Detailed CUDA setup instructions (Windows + Linux, including the “DLL relocation” workaround for CUDA 13) live in inst/doc/cuda_setup.md. The short version:

Install the NVIDIA CUDA Toolkit (≥ 12.0).
On Linux: nothing else.
On Windows: install Rtools45 + the MSVC Build Tools (nvcc on Windows invokes cl.exe internally), then either set CUDA_PATH or rely on the default Program Files install location.
Reinstall didgpu from source. Verify with didgpu::didgpu_has_cuda_support().

10.3 Picking a backend

fit <- didgpu(panel, ..., backend = "auto")

backend = "auto" does the right thing:

If CUDA is compiled in and the panel is large enough for the GPU to win, it uses CUDA;
otherwise it falls back to the Rcpp backend (cpu);
and if that path doesn’t support a feature you asked for (controls, continuous treatment, normalized estimator), it falls back further to the pure-R backend.

You can force a backend explicitly with backend = "r", "cpu", or "cuda". The output of any backend is bit-for-bit identical on the deterministic point estimate; only the bootstrap RNG stream differs between the GPU and CPU bootstraps (the SEs converge as B → ∞).

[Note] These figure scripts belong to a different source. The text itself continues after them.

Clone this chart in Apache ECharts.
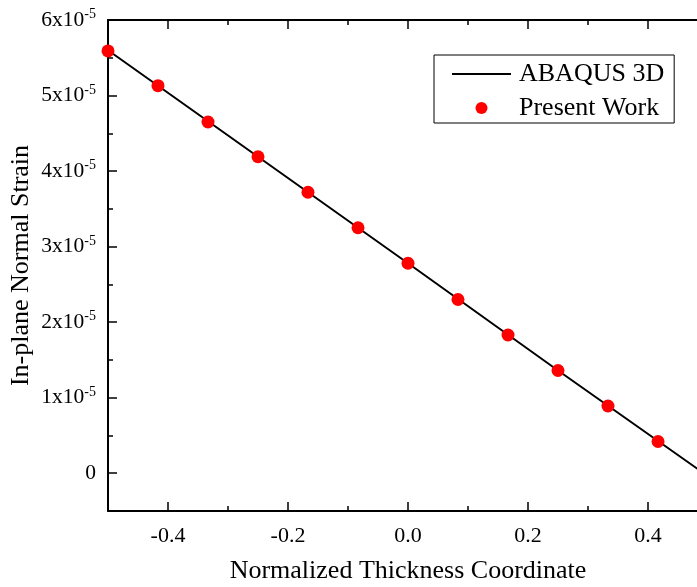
<!DOCTYPE html>
<html>
<head>
<meta charset="utf-8">
<script src="https://cdn.jsdelivr.net/npm/echarts@6/dist/echarts.min.js"></script>
<style>html,body{margin:0;padding:0;background:#fff;overflow:hidden}#c{width:720px;height:587px}</style>
</head>
<body>
<div id="c"></div>
<script>
// Data (strain values)
const presentX = [-0.5, -0.4167, -0.3333, -0.25, -0.1667, -0.0833, 0, 0.0833, 0.1667, 0.25, 0.3333, 0.4167];
const presentY = [5.59e-5, 5.13e-5, 4.65e-5, 4.19e-5, 3.72e-5, 3.25e-5, 2.78e-5, 2.30e-5, 1.83e-5, 1.36e-5, 0.89e-5, 0.42e-5];
const abaqusX = [-0.5, -0.25, 0, 0.25, 0.5];
const abaqusY = [5.60e-5, 4.19e-5, 2.78e-5, 1.36e-5, -0.04e-5];
const xMajorTicks = [-0.4, -0.2, 0, 0.2, 0.4];
const xMinorTicks = [-0.3, -0.1, 0.1, 0.3];
const yMajorTicks = [0, 1e-5, 2e-5, 3e-5, 4e-5, 5e-5, 6e-5];
const yMinorTicks = [0.5e-5, 1.5e-5, 2.5e-5, 3.5e-5, 4.5e-5, 5.5e-5];
const seriesNames = ['ABAQUS 3D', 'Present Work'];
const xName = 'Normalized Thickness Coordinate';
const yName = 'In-plane Normal Strain';

const FONT = "'Liberation Serif', 'Times New Roman', serif";
const chart = echarts.init(document.getElementById('c'));
const xRange = {min: -0.5, max: 0.5};
const yRange = {min: -0.5e-5, max: 6e-5};
const lineStyle = {color: '#000', width: 2};

function xAx(pos, ticks, len, opts) {
  return Object.assign({
    type: 'value', position: pos, min: xRange.min, max: xRange.max,
    axisLine: {show: false, lineStyle},
    axisTick: {show: true, inside: true, length: len, customValues: ticks, lineStyle: {color: '#000', width: 1.5}},
    axisLabel: {show: false},
    splitLine: {show: false}
  }, opts || {});
}
function yAx(pos, ticks, len, opts) {
  return Object.assign({
    type: 'value', position: pos, min: yRange.min, max: yRange.max,
    axisLine: {show: false, lineStyle},
    axisTick: {show: true, inside: true, length: len, customValues: ticks, lineStyle: {color: '#000', width: 1.5}},
    axisLabel: {show: false},
    splitLine: {show: false}
  }, opts || {});
}

const option = {
  backgroundColor: '#fff',
  animation: false,
  grid: {left: 108, top: 20, width: 600, height: 491, containLabel: false, outerBoundsMode: 'none'},
  legend: {
    orient: 'vertical', left: 434, top: 55,
    padding: [6, 10, 2, 17],
    borderColor: '#000', borderWidth: 1,
    itemWidth: 59, itemHeight: 12, itemGap: 8,
    textStyle: {fontFamily: FONT, fontSize: 26, lineHeight: 26, color: '#000', padding: [0, 0, 0, 3]},
    data: [
      {name: seriesNames[0], itemStyle: {opacity: 0}},
      {name: seriesNames[1]}
    ]
  },
  xAxis: [
    xAx('bottom', xMajorTicks, 9, {
      axisLine: {show: true, onZero: false, lineStyle},
      axisLabel: {show: true, customValues: xMajorTicks, margin: 14, color: '#000', fontFamily: FONT, fontSize: 22,
        formatter: v => (Math.abs(v) < 1e-9 ? '0.0' : v.toFixed(1))},
      name: xName, nameLocation: 'middle', nameGap: 47, nameMoveOverlap: false,
      nameTextStyle: {fontFamily: FONT, fontSize: 26, color: '#000'}
    }),
    xAx('bottom', xMinorTicks, 5, {axisLine: {show: false, onZero: false}}),
    xAx('top', xMajorTicks, 9, {axisLine: {show: true, onZero: false, lineStyle}}),
    xAx('top', xMinorTicks, 5, {axisLine: {show: false, onZero: false}})
  ],
  yAxis: [
    yAx('left', yMajorTicks, 9, {
      axisLine: {show: true, onZero: false, lineStyle},
      axisLabel: {show: true, customValues: yMajorTicks, margin: 12, color: '#000', fontFamily: FONT, fontSize: 21.5,
        formatter: v => {
          const n = Math.round(v / 1e-5);
          return n === 0 ? '0' : n + 'x10{sup|-5}';
        },
        rich: {sup: {fontFamily: FONT, fontSize: 14, color: '#000', padding: [0, 0, 11, 0]}}
      },
      name: yName, nameLocation: 'middle', nameGap: 74, nameMoveOverlap: false,
      nameTextStyle: {fontFamily: FONT, fontSize: 26, color: '#000'}
    }),
    yAx('left', yMinorTicks, 5, {axisLine: {show: false, onZero: false}})
  ],
  series: [
    {
      name: seriesNames[0], type: 'line', xAxisIndex: 0, yAxisIndex: 0,
      data: abaqusX.map((x, i) => [x, abaqusY[i]]),
      symbol: 'none', showSymbol: false,
      lineStyle: {color: '#000', width: 2},
      itemStyle: {color: '#000'},
      z: 2
    },
    {
      name: seriesNames[1], type: 'scatter', xAxisIndex: 0, yAxisIndex: 0,
      data: presentX.map((x, i) => [x, presentY[i]]),
      symbol: 'circle', symbolSize: 13,
      itemStyle: {color: '#ff0000', opacity: 1},
      z: 3
    }
  ]
};
chart.setOption(option);
</script>
</body>
</html>
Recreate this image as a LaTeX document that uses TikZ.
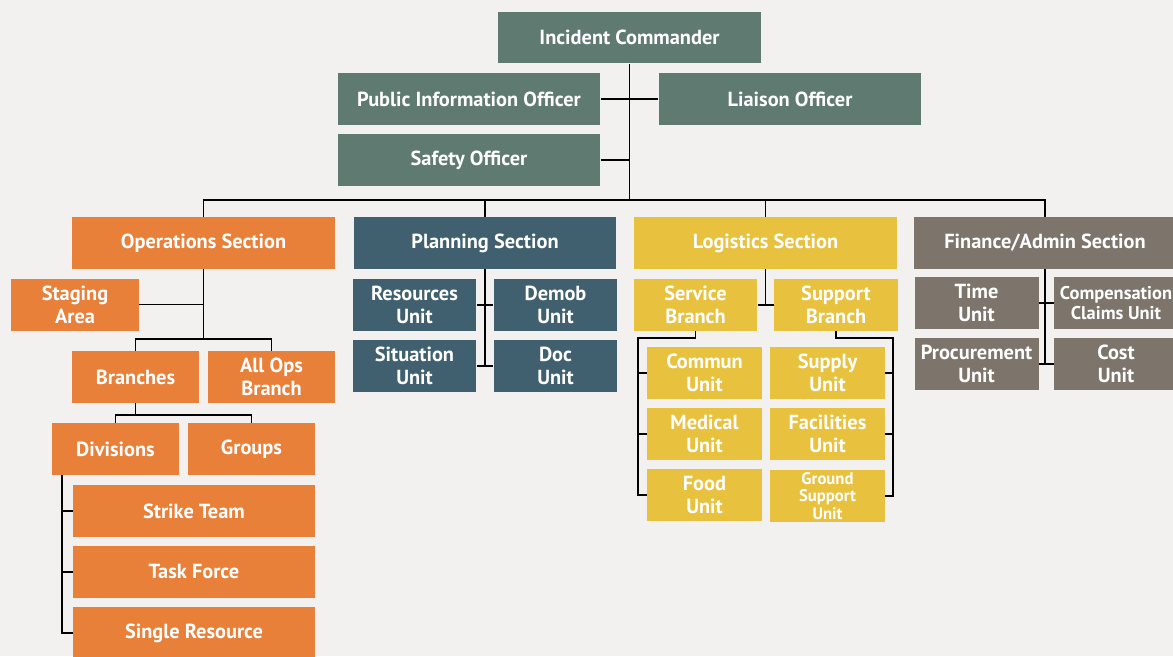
\documentclass[tikz,border=0pt]{standalone}
\usepackage{fontspec}
\setmainfont{PT Sans}
\usetikzlibrary{positioning}
\definecolor{cmdgreen}{HTML}{5F7A71}
\definecolor{opsorange}{HTML}{E8803A}
\definecolor{planblue}{HTML}{40606F}
\definecolor{logyellow}{HTML}{E8C23E}
\definecolor{fingray}{HTML}{7D746C}
\definecolor{paper}{HTML}{F2F1EF}
\tikzset{x=0.02cm, y=-0.02cm, % one unit per pixel, y running down
box/.style={rectangle, inner sep=0pt, text=white, align=center,
  font=\bfseries\fontsize{11.6}{13}\selectfont, minimum height=1.04cm}, % every box of the chart
wide/.style={box, minimum width=5.26cm}, % commander, officers and sections
half/.style={box, minimum width=2.48cm}, % units and branches
small/.style={box, minimum width=2.3cm}, % logistics units
link/.style={draw=black, line width=1pt}, % connectors
}

\begin{document}
\begin{tikzpicture}
\useasboundingbox[fill=paper] (0,0) rectangle (1173,656);
% command staff
\node[wide, fill=cmdgreen] (ic) at (629.5,37.5) {Incident Commander};
\node[wide, fill=cmdgreen] (pio) at (469,99) {Public Information Officer};
\node[wide, fill=cmdgreen] (liaison) at (790,99) {Liaison Officer};
\node[wide, fill=cmdgreen] (safety) at (469,160) {Safety Officer};
% sections
\node[wide, fill=opsorange] (ops) at (203.5,243) {Operations Section};
\node[wide, fill=planblue] (plan) at (485,243) {Planning Section};
\node[wide, fill=logyellow] (logi) at (765.5,243) {Logistics Section};
\node[wide, fill=fingray] (fin) at (1045,243) {Finance/Admin Section};
% operations
\node[half, fill=opsorange, minimum width=2.56cm] (staging) at (75,304.5) {Staging\\Area};
\node[half, fill=opsorange, minimum width=2.54cm] (branches) at (135.5,377) {Branches};
\node[half, fill=opsorange, minimum width=2.54cm] (allops) at (271.5,377) {All Ops\\Branch};
\node[half, fill=opsorange, minimum width=2.54cm] (divisions) at (115.5,449) {Divisions};
\node[half, fill=opsorange, minimum width=2.54cm] (groups) at (251.5,449) {Groups};
\node[box, fill=opsorange, minimum width=4.84cm] (strike) at (194,511) {Strike Team};
\node[box, fill=opsorange, minimum width=4.84cm] (task) at (194,572) {Task Force};
\node[box, fill=opsorange, minimum width=4.84cm] (single) at (194,633) {Single Resource};
% planning
\node[half, fill=planblue] (resources) at (414.5,305) {Resources\\Unit};
\node[half, fill=planblue] (demob) at (555.5,305) {Demob\\Unit};
\node[half, fill=planblue] (situation) at (414.5,366) {Situation\\Unit};
\node[half, fill=planblue] (doc) at (555.5,366) {Doc\\Unit};
% logistics
\node[half, fill=logyellow] (service) at (695.5,305) {Service\\Branch};
\node[half, fill=logyellow] (support) at (836,305) {Support\\Branch};
\node[small, fill=logyellow] (commun) at (704.5,373) {Commun\\Unit};
\node[small, fill=logyellow] (medical) at (704.5,434) {Medical\\Unit};
\node[small, fill=logyellow] (food) at (704.5,495) {Food\\Unit};
\node[small, fill=logyellow] (supply) at (827.5,373) {Supply\\Unit};
\node[small, fill=logyellow] (facilities) at (827.5,434) {Facilities\\Unit};
\node[small, fill=logyellow, font=\bfseries\fontsize{9.5}{10}\selectfont] (ground) at (827.5,496) {Ground\\Support\\Unit};
% finance
\node[half, fill=fingray] (time) at (976.5,303) {Time\\Unit};
\node[half, fill=fingray, font=\bfseries\fontsize{10.5}{11.5}\selectfont] (comp) at (1116,303) {Compensation\\Claims Unit};
\node[half, fill=fingray] (procure) at (976.5,364) {Procurement\\Unit};
\node[half, fill=fingray] (cost) at (1116,364) {Cost\\Unit};

\coordinate (bus) at (629.5,200);
\coordinate (opsfork) at (203.5,339);
\coordinate (brfork) at (135.5,415);
\coordinate (divline) at (62,475);
\coordinate (svcline) at (638,338);
\coordinate (supline) at (893,338);

% command lines
\draw[link] (ic.south) -- (bus);
\draw[link] (pio.east) -- (pio.east -| bus);
\draw[link] (liaison.west) -- (liaison.west -| bus);
\draw[link] (safety.east) -- (safety.east -| bus);
\draw[link] (ops.north) |- (bus) -| (fin.north);
\draw[link] (plan.north) -- (plan.north |- bus);
\draw[link] (logi.north) -- (logi.north |- bus);
% operations lines
\draw[link] (ops.south) -- (opsfork);
\draw[link] (staging.east) -- (staging.east -| opsfork);
\draw[link] (branches.north) |- (opsfork) -| (allops.north);
\draw[link] (branches.south) -- (brfork);
\draw[link] (divisions.north) |- (brfork) -| (groups.north);
\draw[link] (divline) |- (single.west);
\draw[link] (divline |- strike.west) -- (strike.west);
\draw[link] (divline |- task.west) -- (task.west);
% planning lines
\draw[link] (plan.south) -- (plan.south |- doc.west);
\draw[link] (resources.east) -- (demob.west);
\draw[link] (situation.east) -- (doc.west);
% logistics lines
\draw[link] (logi.south) -- (logi.south |- service.east);
\draw[link] (service.east) -- (support.west);
\draw[link] (service.south) |- (svcline) |- (food.west);
\draw[link] (svcline |- commun.west) -- (commun.west);
\draw[link] (svcline |- medical.west) -- (medical.west);
\draw[link] (support.south) |- (supline) |- (ground.east);
\draw[link] (supline |- supply.east) -- (supply.east);
\draw[link] (supline |- facilities.east) -- (facilities.east);
% finance lines
\draw[link] (fin.south) -- (fin.south |- procure.east);
\draw[link] (time.east) -- (comp.west);
\draw[link] (procure.east) -- (cost.west);
\end{tikzpicture}
\end{document}
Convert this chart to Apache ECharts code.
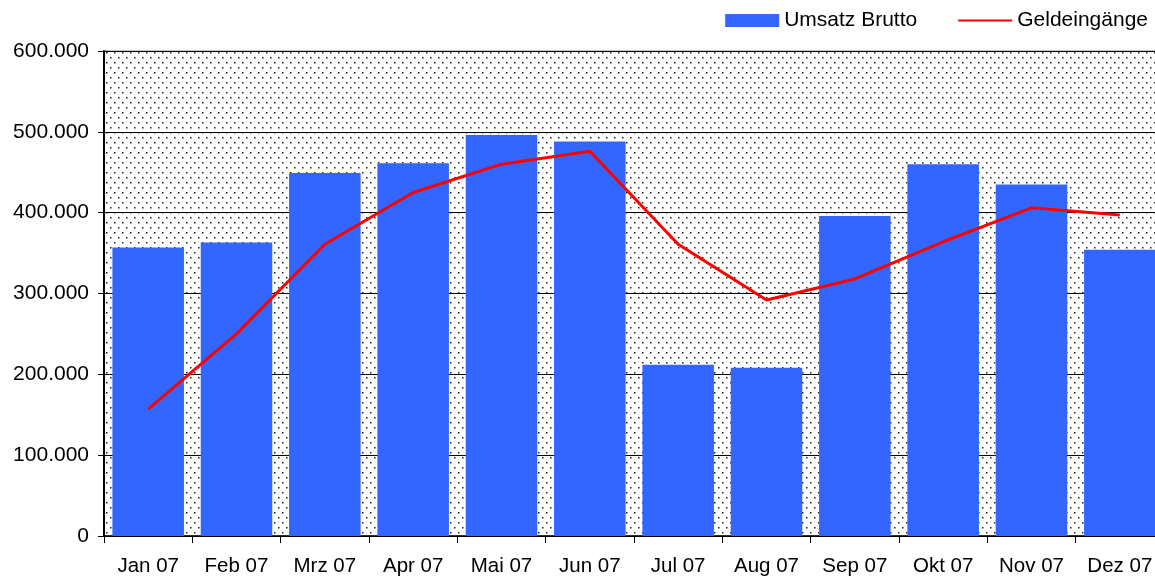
<!DOCTYPE html>
<html>
<head>
<meta charset="utf-8">
<script src="https://cdn.jsdelivr.net/npm/echarts@6/dist/echarts.min.js"></script>
<style>
  html, body { margin: 0; padding: 0; background: #fff; }
  #chart { width: 1155px; height: 581px; }
</style>
</head>
<body>
<div id="chart"></div>
<script>
const months = ['Jan 07', 'Feb 07', 'Mrz 07', 'Apr 07', 'Mai 07', 'Jun 07', 'Jul 07', 'Aug 07', 'Sep 07', 'Okt 07', 'Nov 07', 'Dez 07']
const umsatzBrutto = [357000, 363000, 449000, 461000, 496000, 488000, 212000, 208000, 396000, 460000, 435000, 354000]
const geldeingaenge = [157000, 250000, 361000, 425000, 460000, 476000, 361000, 292000, 318000, 364000, 406000, 397000]

// dotted plot background like the old office chart
function dotPattern() {
  const c = document.createElement('canvas')
  c.width = 8
  c.height = 10
  const ctx = c.getContext('2d')
  ctx.fillStyle = '#fff'
  ctx.fillRect(0, 0, 8, 10)
  ctx.fillStyle = '#222'
  ctx.fillRect(2, 2, 1.5, 1.5)
  ctx.fillRect(6, 7, 1.5, 1.5)
  return c
}

function fmt(v) {
  return String(v).replace(/\B(?=(\d{3})+(?!\d))/g, '.')
}

const chart = echarts.init(document.getElementById('chart'))
const font = 'Liberation Sans, Arial, sans-serif'

chart.setOption({
  animation: false,
  backgroundColor: '#fff',
  textStyle: { fontFamily: font },
  legend: {
    right: 2,
    top: 5,
    itemWidth: 54,
    itemHeight: 13,
    itemGap: 41,
    textStyle: { fontSize: 21, color: '#000', fontFamily: font },
    data: [
      { name: 'Umsatz Brutto', icon: 'rect' },
      { name: 'Geldeingänge', icon: 'path://M0,0 L0,0 M0,5.5 L54,5.5 L54,7.5 L0,7.5 Z M0,13 L0,13' },
    ],
  },
  grid: {
    left: 104,
    width: 1060,
    top: 51,
    bottom: 45,
    outerBoundsMode: 'none',
    show: true,
    backgroundColor: { image: dotPattern(), repeat: 'repeat' },
    borderColor: '#808080',
    borderWidth: 1,
  },
  xAxis: {
    type: 'category',
    data: months,
    axisLine: { lineStyle: { color: '#000', width: 1.5 } },
    axisTick: { show: true, length: 7, interval: 0, alignWithLabel: false, lineStyle: { color: '#000' } },
    axisLabel: { interval: 0, color: '#000', fontSize: 20.5, margin: 20, fontFamily: font },
  },
  yAxis: {
    type: 'value',
    min: 0,
    max: 600000,
    interval: 100000,
    axisLine: { show: true, lineStyle: { color: '#000', width: 2 } },
    axisTick: { show: true, length: 6, lineStyle: { color: '#000' } },
    axisLabel: { color: '#000', fontSize: 21, margin: 15, fontFamily: font, formatter: fmt },
    splitLine: { show: true, lineStyle: { color: '#000', width: 1 } },
  },
  series: [
    {
      name: 'Umsatz Brutto',
      type: 'bar',
      data: umsatzBrutto,
      barCategoryGap: '19%',
      itemStyle: { color: '#3366ff' },
    },
    {
      name: 'Geldeingänge',
      type: 'line',
      data: geldeingaenge,
      symbol: 'none',
      lineStyle: { color: '#ff0000', width: 3 },
      itemStyle: { color: '#ff0000' },
    },
  ],
})
</script>
</body>
</html>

10.4 Bookkeeping: which Blackwell card?

If you have a current-generation Blackwell card (RTX PRO Blackwell, RTX 50-series), make sure you’re on didgpu ≥ 0.1.1 — earlier versions silently returned all-zero CUDA results on Blackwell because the kernels were compiled only for sm_75–sm_90. The fix added sm_120 and a compute_120 PTX fallback; this is in every release from 0.1.1 onward.

Tip

A full benchmark chapter with reproducible bench scripts and per-method profiling output is in progress.